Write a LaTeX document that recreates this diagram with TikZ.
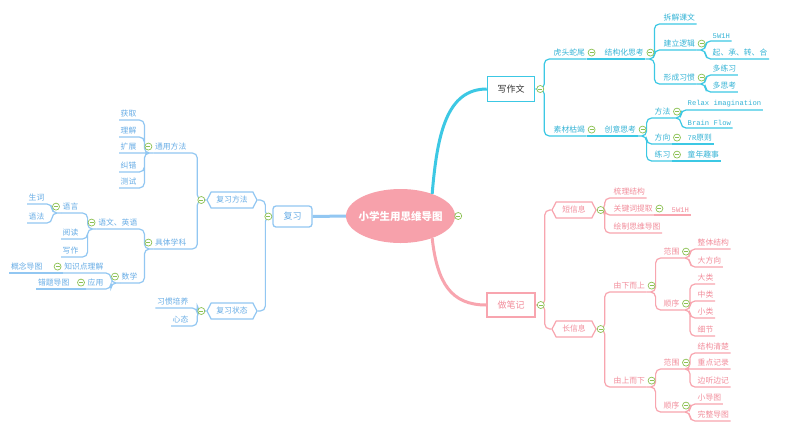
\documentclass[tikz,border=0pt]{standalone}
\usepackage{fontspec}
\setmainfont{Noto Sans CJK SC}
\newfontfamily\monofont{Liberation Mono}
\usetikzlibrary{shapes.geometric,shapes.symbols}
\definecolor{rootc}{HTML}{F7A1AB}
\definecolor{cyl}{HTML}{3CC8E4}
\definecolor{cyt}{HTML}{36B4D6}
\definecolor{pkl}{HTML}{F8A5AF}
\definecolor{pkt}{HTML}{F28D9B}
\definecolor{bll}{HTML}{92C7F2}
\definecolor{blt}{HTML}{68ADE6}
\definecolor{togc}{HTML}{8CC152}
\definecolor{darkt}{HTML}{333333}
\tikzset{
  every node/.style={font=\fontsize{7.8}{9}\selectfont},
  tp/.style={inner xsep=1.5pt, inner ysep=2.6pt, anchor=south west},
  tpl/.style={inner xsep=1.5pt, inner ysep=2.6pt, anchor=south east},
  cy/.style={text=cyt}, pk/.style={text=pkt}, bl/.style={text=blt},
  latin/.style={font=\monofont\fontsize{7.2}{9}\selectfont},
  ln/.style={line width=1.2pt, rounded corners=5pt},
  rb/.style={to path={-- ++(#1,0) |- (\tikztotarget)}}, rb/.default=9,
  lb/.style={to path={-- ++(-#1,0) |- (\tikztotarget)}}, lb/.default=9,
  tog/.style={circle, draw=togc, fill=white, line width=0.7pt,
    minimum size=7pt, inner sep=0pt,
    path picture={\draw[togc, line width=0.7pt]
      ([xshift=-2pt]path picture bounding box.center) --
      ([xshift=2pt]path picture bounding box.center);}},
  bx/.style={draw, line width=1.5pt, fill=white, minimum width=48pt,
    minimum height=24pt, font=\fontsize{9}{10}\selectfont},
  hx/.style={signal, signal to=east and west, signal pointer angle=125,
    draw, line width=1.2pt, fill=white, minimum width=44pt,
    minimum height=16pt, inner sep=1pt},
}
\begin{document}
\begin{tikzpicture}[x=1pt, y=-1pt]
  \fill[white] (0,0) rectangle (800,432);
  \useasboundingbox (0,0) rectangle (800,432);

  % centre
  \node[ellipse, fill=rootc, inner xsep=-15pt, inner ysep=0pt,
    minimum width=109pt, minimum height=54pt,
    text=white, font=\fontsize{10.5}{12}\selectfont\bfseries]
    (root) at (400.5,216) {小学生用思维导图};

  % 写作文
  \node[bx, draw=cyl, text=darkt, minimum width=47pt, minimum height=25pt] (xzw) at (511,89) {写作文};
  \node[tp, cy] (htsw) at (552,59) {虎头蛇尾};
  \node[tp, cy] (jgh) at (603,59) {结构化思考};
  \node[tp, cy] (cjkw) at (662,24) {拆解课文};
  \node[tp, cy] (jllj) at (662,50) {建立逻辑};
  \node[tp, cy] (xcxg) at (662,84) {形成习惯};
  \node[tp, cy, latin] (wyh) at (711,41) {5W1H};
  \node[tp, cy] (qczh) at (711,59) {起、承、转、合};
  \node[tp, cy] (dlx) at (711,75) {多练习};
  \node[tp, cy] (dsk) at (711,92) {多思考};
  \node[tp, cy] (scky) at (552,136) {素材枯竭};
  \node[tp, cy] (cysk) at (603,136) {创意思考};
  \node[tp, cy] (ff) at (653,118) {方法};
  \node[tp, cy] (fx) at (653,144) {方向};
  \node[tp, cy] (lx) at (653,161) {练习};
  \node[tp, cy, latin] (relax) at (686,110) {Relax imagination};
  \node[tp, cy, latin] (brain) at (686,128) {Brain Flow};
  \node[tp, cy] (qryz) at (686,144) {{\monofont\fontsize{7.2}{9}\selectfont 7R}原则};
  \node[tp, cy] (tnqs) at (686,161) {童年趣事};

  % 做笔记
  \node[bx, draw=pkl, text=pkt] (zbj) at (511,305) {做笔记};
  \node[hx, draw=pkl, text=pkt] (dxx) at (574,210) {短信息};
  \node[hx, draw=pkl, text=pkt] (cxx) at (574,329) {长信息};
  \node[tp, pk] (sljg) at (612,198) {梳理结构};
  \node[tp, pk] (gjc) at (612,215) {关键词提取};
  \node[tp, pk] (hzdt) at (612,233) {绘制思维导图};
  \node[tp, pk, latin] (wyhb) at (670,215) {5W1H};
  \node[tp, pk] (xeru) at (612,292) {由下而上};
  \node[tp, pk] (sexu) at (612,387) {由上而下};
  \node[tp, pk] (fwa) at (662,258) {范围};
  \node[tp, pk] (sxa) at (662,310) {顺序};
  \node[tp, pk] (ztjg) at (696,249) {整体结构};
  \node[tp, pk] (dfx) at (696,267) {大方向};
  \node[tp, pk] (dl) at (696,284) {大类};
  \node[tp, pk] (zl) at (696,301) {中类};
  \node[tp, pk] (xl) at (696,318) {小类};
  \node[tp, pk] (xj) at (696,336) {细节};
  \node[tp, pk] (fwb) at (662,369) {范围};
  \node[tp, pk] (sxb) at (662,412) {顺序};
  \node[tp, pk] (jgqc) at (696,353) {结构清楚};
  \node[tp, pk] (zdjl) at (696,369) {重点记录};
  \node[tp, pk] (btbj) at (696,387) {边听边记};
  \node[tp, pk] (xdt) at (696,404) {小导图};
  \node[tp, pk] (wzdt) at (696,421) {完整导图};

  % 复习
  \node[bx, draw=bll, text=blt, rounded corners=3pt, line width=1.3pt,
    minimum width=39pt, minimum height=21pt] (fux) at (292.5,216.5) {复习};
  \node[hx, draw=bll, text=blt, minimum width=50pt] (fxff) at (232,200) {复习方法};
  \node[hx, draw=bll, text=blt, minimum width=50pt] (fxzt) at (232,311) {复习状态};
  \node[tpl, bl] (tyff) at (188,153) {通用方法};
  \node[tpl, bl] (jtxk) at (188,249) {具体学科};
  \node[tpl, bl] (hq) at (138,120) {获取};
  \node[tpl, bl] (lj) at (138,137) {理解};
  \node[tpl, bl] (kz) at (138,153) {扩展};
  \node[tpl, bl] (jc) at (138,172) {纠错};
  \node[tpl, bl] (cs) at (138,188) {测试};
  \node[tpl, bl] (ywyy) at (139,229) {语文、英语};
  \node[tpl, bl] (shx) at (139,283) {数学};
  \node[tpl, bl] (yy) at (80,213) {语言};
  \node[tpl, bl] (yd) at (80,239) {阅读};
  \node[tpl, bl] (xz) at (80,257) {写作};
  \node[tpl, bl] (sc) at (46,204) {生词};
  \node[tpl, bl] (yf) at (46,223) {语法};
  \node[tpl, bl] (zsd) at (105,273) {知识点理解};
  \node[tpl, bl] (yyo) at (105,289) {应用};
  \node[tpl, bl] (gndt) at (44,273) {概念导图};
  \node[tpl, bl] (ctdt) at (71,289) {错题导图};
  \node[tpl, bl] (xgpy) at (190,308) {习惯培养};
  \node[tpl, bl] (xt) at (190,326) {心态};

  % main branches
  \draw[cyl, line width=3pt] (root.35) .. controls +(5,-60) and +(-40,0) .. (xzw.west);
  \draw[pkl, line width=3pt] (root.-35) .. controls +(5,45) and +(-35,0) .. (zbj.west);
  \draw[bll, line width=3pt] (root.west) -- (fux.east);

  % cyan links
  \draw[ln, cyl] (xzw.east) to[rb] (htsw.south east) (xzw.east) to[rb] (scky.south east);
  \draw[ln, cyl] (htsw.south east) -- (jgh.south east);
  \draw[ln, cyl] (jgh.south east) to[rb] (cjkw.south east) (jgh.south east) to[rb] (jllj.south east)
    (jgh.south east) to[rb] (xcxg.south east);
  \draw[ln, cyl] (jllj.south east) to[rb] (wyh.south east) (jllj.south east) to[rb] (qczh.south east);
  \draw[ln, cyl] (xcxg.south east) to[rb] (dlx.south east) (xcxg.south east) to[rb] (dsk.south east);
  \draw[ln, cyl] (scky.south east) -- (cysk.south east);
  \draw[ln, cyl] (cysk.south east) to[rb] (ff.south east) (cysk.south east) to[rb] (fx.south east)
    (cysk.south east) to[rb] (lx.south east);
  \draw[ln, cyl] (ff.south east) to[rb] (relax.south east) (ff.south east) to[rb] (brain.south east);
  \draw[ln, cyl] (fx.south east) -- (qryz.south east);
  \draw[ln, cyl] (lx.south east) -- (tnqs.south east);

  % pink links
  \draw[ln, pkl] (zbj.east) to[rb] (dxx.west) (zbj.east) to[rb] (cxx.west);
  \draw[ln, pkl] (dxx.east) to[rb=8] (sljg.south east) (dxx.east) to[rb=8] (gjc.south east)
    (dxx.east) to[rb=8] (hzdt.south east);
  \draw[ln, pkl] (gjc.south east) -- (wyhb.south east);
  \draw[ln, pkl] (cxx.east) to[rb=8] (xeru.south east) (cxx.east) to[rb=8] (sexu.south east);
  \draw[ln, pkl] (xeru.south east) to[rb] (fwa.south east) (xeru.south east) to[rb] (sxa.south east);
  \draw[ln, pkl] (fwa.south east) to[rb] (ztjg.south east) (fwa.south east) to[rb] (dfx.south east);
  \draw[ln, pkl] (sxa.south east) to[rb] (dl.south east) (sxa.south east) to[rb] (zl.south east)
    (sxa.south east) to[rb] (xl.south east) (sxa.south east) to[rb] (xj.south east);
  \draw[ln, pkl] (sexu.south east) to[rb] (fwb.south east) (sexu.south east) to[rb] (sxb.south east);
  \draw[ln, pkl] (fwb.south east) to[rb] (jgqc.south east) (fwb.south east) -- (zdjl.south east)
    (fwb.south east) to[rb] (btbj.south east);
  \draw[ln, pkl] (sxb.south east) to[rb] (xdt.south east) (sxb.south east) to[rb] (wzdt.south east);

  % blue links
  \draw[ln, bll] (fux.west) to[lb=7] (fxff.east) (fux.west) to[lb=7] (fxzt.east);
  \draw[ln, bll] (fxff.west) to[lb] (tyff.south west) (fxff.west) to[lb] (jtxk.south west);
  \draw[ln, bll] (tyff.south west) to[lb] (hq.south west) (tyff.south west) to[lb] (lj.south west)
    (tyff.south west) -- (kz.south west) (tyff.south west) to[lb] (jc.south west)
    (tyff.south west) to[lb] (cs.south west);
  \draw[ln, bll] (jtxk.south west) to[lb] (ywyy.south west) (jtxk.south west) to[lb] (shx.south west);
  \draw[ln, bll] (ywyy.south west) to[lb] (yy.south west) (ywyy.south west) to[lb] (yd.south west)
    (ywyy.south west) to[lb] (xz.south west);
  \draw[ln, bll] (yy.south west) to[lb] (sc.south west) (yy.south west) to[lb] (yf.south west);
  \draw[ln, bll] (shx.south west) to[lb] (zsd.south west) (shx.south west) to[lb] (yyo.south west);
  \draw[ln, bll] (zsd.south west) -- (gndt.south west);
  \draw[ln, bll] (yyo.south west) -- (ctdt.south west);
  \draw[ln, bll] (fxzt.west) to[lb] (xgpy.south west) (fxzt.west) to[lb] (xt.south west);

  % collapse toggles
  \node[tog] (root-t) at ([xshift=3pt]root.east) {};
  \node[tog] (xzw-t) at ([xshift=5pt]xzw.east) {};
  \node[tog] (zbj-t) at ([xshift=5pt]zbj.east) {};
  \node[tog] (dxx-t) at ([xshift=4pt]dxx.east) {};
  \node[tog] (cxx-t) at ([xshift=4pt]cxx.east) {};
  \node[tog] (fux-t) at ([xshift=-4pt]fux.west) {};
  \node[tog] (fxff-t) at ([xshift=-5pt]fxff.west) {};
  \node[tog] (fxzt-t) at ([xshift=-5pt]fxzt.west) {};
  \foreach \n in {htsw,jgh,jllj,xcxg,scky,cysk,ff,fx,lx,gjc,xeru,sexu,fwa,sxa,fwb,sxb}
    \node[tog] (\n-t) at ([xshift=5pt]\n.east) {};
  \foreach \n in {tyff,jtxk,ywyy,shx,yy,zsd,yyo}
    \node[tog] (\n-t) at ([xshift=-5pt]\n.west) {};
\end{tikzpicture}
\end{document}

# Given request
Repeat the lines above, starting at the first and stopping after the line that holds "(root) at (400.5,216)", with the pictures left out.

# Task solution
Write a LaTeX document that recreates this diagram with TikZ.
\documentclass[tikz,border=0pt]{standalone}
\usepackage{fontspec}
\setmainfont{Noto Sans CJK SC}
\newfontfamily\monofont{Liberation Mono}
\usetikzlibrary{shapes.geometric,shapes.symbols}
\definecolor{rootc}{HTML}{F7A1AB}
\definecolor{cyl}{HTML}{3CC8E4}
\definecolor{cyt}{HTML}{36B4D6}
\definecolor{pkl}{HTML}{F8A5AF}
\definecolor{pkt}{HTML}{F28D9B}
\definecolor{bll}{HTML}{92C7F2}
\definecolor{blt}{HTML}{68ADE6}
\definecolor{togc}{HTML}{8CC152}
\definecolor{darkt}{HTML}{333333}
\tikzset{
  every node/.style={font=\fontsize{7.8}{9}\selectfont},
  tp/.style={inner xsep=1.5pt, inner ysep=2.6pt, anchor=south west},
  tpl/.style={inner xsep=1.5pt, inner ysep=2.6pt, anchor=south east},
  cy/.style={text=cyt}, pk/.style={text=pkt}, bl/.style={text=blt},
  latin/.style={font=\monofont\fontsize{7.2}{9}\selectfont},
  ln/.style={line width=1.2pt, rounded corners=5pt},
  rb/.style={to path={-- ++(#1,0) |- (\tikztotarget)}}, rb/.default=9,
  lb/.style={to path={-- ++(-#1,0) |- (\tikztotarget)}}, lb/.default=9,
  tog/.style={circle, draw=togc, fill=white, line width=0.7pt,
    minimum size=7pt, inner sep=0pt,
    path picture={\draw[togc, line width=0.7pt]
      ([xshift=-2pt]path picture bounding box.center) --
      ([xshift=2pt]path picture bounding box.center);}},
  bx/.style={draw, line width=1.5pt, fill=white, minimum width=48pt,
    minimum height=24pt, font=\fontsize{9}{10}\selectfont},
  hx/.style={signal, signal to=east and west, signal pointer angle=125,
    draw, line width=1.2pt, fill=white, minimum width=44pt,
    minimum height=16pt, inner sep=1pt},
}
\begin{document}
\begin{tikzpicture}[x=1pt, y=-1pt]
  \fill[white] (0,0) rectangle (800,432);
  \useasboundingbox (0,0) rectangle (800,432);

  % centre
  \node[ellipse, fill=rootc, inner xsep=-15pt, inner ysep=0pt,
    minimum width=109pt, minimum height=54pt,
    text=white, font=\fontsize{10.5}{12}\selectfont\bfseries]
    (root) at (400.5,216) {小学生用思维导图};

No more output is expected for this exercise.